Features

Journalism Today: Superficiality vs Substantiality

Words by: Mandy Moe Pwint Tu


About a month ago, a petition on Change.org surfaced which demanded that A Current Affair be cancelled from Channel Nine.

The petition reads:

A Current Affair is the worst example of so-called “journalism” currently shown on TV. It should have been axed a long time ago, and with your help it’s better late than never.

Stories with minimal factual basis, mostly about petty and insignificant matters, are repeatedly shown. The tradition cycle of fraud, hoons, bad renters and the Big Bad Supermarkets is so overused it’s disgusting.

And let’s not forget the awful “investigation” techniques, which consist of them irritating the target with inane questions and perhaps using the dreaded hidden camera investigation which consists of what seems like a $35 camera hidden in a bag.

The show does not deserve to be on the air.

As of 12:00 am on the 31st of July, at which time I am writing this, the petition has 19, 369 supporters, just 5, 361 supporters short of reaching their goal of 25, 000.

All right, so Change.org petitions do little more than add your own microscopic stamp on an issue, which, although advocated by a (sometimes large) number of the public, is unlikely to change anything (contrary to the site name). However, it can succeed in bringing public attention onto said issue—as it has done in this case.

“So-called ‘journalism’” is my favourite turn of phrase in this petition. So, what exactly are the components of so-called journalism? In the case of A Current Affair, it seems to be sensationalist reporting, undercover stories, and unusual, human interest stories, which may or may not be either of interest or appealing to the general public.

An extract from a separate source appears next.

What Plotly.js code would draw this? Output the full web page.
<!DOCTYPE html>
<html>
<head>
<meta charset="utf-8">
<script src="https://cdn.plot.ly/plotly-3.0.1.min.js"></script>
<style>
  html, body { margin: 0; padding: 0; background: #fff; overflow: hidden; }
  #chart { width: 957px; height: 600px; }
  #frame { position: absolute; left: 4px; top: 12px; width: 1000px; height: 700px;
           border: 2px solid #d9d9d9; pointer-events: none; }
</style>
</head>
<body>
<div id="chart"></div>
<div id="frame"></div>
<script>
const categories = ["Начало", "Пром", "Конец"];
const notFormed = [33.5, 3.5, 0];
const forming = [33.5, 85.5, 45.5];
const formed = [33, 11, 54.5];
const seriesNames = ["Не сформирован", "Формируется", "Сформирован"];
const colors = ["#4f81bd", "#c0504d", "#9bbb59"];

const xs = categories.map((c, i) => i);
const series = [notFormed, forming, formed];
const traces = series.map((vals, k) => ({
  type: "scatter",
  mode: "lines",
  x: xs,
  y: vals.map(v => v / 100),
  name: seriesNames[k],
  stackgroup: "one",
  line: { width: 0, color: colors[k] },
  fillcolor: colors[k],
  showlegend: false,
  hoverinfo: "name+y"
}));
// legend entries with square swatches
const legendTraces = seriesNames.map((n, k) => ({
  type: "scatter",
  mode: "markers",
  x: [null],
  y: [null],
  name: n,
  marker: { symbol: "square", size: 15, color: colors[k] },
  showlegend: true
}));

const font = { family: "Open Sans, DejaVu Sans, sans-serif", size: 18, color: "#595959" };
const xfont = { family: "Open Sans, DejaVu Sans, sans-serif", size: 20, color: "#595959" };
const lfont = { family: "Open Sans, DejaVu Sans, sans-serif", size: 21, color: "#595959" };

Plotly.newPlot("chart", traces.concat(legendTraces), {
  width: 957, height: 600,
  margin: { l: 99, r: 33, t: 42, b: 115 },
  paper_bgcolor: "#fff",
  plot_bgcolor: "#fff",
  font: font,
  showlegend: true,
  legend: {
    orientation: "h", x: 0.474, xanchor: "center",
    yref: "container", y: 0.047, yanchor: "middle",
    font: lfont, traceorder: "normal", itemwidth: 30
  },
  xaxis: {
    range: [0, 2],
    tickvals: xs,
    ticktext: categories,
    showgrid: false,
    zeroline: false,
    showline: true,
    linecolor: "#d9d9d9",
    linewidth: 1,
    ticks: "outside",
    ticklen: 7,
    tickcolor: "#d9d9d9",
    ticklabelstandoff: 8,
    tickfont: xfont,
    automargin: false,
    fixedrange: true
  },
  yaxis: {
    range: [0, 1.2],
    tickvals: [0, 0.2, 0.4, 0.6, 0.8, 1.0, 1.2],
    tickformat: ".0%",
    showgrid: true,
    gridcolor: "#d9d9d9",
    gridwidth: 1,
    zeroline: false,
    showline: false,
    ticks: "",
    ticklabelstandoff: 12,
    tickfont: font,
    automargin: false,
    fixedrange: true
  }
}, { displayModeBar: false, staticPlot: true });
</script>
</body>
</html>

Then what does good journalism entail? Something more than a story on the price of cosmetics, I’d imagine. Has good journalism been shoved aside to make way for consumerist stories fed to viewers in the guise of current affairs news programmes? The answer lies in the popularity of the cheaper-to-produce tabloid shows, which, despite their meagre content, still manage to attract viewers.

The people who began the petition to axe A Current Affair must also have been, at least sometimes, viewers of the show, which begs the question: Is the media industry becoming increasingly open to public scrutiny? The answer is invariably yes; it has, in a sense, always been, but it has become much easier in this day and age to analyse and consequently react to these news stories. While a century ago, a ‘letter to the editor’ might have sufficed, the Internet and its consequential social media sites have opened a gateway to vent and rant.

According to a report by the Media Alliance, aptly titled “Life in the Clickstream: The Future of Journalism”, statistics showed that a majority (51%) of Australians used websites and blogs to keep up to date with stories that matter to them or their family. 32% to 22% of people said that they thought news sites and blogs, by their nature, were superficial and were “no substitute for quality journalism and analysis”. It would also seem that journalists are also losing the connection with the public, as 26% of people stated that they would rather read information from blogs written by experts and specialists over trained writers (journalists).

A segment on the same paper, asking the question “What are people doing online?” revealed that Australia has one of the highest percentages of online news visitors: 6.75% of Internet visits are to gather news, compared to 3.97% in the US and 4.63% in the UK. More Australians visited government sites (2.56%) than in the US (1.52%) or the UK (0.87%), which roughly translates to more Australians visiting government websites to obtain information from the source rather than trusting journalists to mediate the information in their articles.

Is it perhaps that the world itself has become so superficial that journalism has had to lower its standards? I doubt it. Then, one might ask, why are there stories out there being reported that have little to no relevance to the world at large? Then again, which stories are worth reporting on or investigating, and which are not? Surely we as an audience aren’t interested in stories that focus on a bloated insurance bill for example, or … a new lottery game? Seriously?

Throughout the years, society has seen—or rather, is looking at—the decline in the demand for newspapers. But journalism has evolved, as Clay Shirky, an American media theorist, wrote in a seminal essay called “Newspapers And Thinking The Unthinkable” a couple of years ago:

“Society doesn’t need newspapers. What we need is journalism. For a century, the imperatives to strengthen journalism and to strengthen newspapers have been so tightly wound as to be indistinguishable. That’s been a fine accident to have, but when that accident stops, as it is stopping before our eyes, we’re going to need lots of other ways to strengthen journalism instead. When we shift our attention from ‘save newspapers’ to ‘save society’, the imperative changes from ‘preserve the current institutions’ to ‘do whatever works’. And what works today isn’t the same as what used to work.”

Is it society’s fault? Is it journalism’s fault? Is it the onslaught of new technology that’s proving to be the root of the problem? Is it all three?

The fact of the matter is: the substance of the stories that are being covered should not be compromised because of the medium it is reported through. Yes, technology has changed the way we perceive and tell stories, in both the informative and the sensationalist sense, but we adapt, and find new ways to get the news to the public. The understanding is that journalism isn’t supposed take the back seat and watch the world whirl by; it is supposed to be right in the heart of the story, pencil perched in the back of the ear, notepad at the ready.

And that, in my opinion, is how it should be.